If we long to be “more than conquerors” then we must be engaged in the battle. Denial or deferment do not cut it! If we are not fighting then we are not following. I have different struggles today than decades ago, but I have them. I live in the nexus between chapters seven and eight and my daily decisions make all the difference. “If God be for me who can stand against me?”

This week K. one of our residents, shared his testimony at church. The entire Threshold gang showed up to support him. He was very nervous but did a marvellous job! After he was done his buddies stood and cheered for him, the whole congregation joined in. It was beautiful!

On March 18 we are hosting a St. Patrick’s Day Breakfast and three of our guys will get to walk in the example of K. as they share their stories.

Mondays some of guys help cook and serve a meal at the Salvation Army.

Tuesday some guys pick up boxes of surplus pizzas from the local Little Caesar and these are directed toward the hungry of the city.

Saturday they help with an East Side Community dinner served at the local Anglican Church.

Two of our guys have found meaningful employment and others are actively looking.
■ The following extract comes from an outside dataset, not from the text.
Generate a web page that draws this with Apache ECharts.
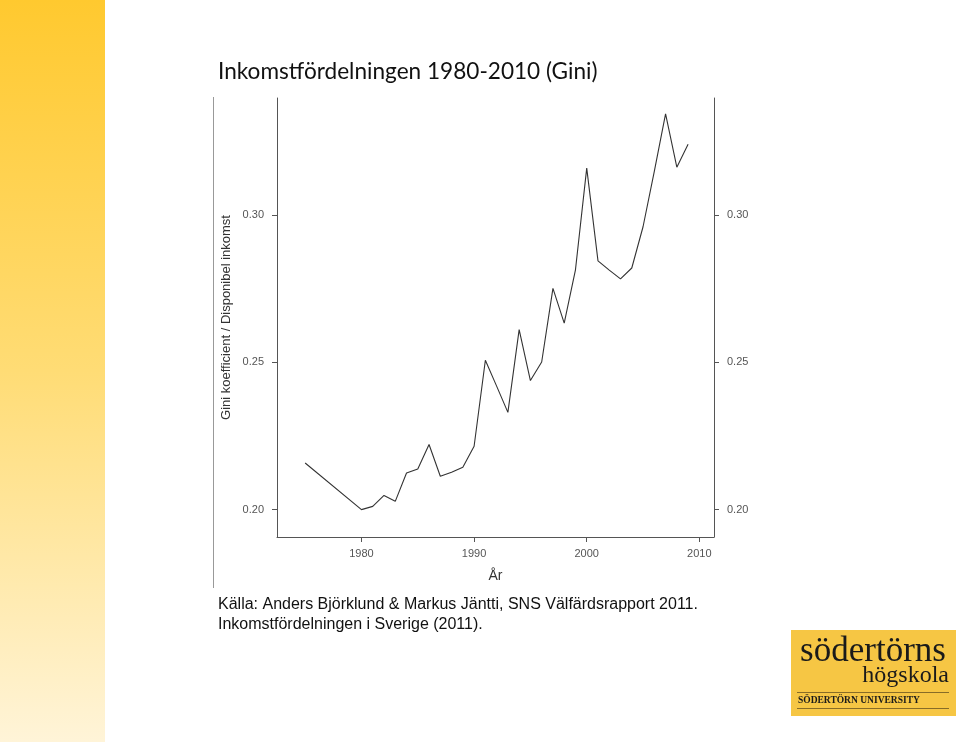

Please keep Threshold House in your prayers.

Deja Vu (all over again)

I was feeling nostalgic this week. I was ‘looking back’ at my time caring for Up Town Church. We had planted a café style church peopled by a wonderful collection of neighbourhood characters. We came to describe ourselves (at our best) as: “An honest accepting community of broken people, who were experiencing the Father’s love, finding wholeness in Christ Jesus, and performing acts of kindness in the power of the Holy Spirit.” I would not have traded that church for the biggest mega church in Christendom. I felt that it could not get better than Up Town! I did not envy anyone their religious gig! There is a saying “All good things must come to an end.” And after over a decade of enjoyment Up Town ceased to be. I have grieved the loss of that wonderful experience and I came to believe such would never again be mine.

This week as I was revelling in the exciting growth of community at Threshold House it dawned on me, “This was that same kind of community.” It is quite different in many respects, but it seems to me that God is developing us as: An honest accepting community of broken people, who are experiencing the Father’s love, finding wholeness in Christ Jesus, and performing acts of kindness in the power of the Holy Spirit. It was a ‘deja vu’ moment for me. Here I was finding the very kind of community I had given up seeking.

God knows my heart and is giving me the desire of my heart. God birthed this desire in me long ago when I got a taste for this variety of community and now by God’s hand this  God-given desire is coming to fruition. I am amazed! I am gob smacked!

I don’t mean to idealize either the Up Town Community or the Threshold House Community, both are exceedingly messy! They are very raw and real. Our ‘brokenness’ leaves us messy indeed. We deal with real life issues. We apply, imperfectly, new skills to old besetting problems. Yet there is beauty in the raw honest reliance on God. For us there is no hope aside from that of God’s love, healing and empowering.

As admitted ‘broken people’ we are given access to speak into the lives of other broken people, sharing the hope we are discovering. As a community we reach out helping with food based ministries in the Uptown of Saint John and in our neighbourhood of Saint John East. C.H. Spurgeon talked about evangelism as “One beggar telling another beggar where to find bread.” I believe Mr. Spurgeon would be pleased with the ministry in deed and in word of our ‘band of the broken.’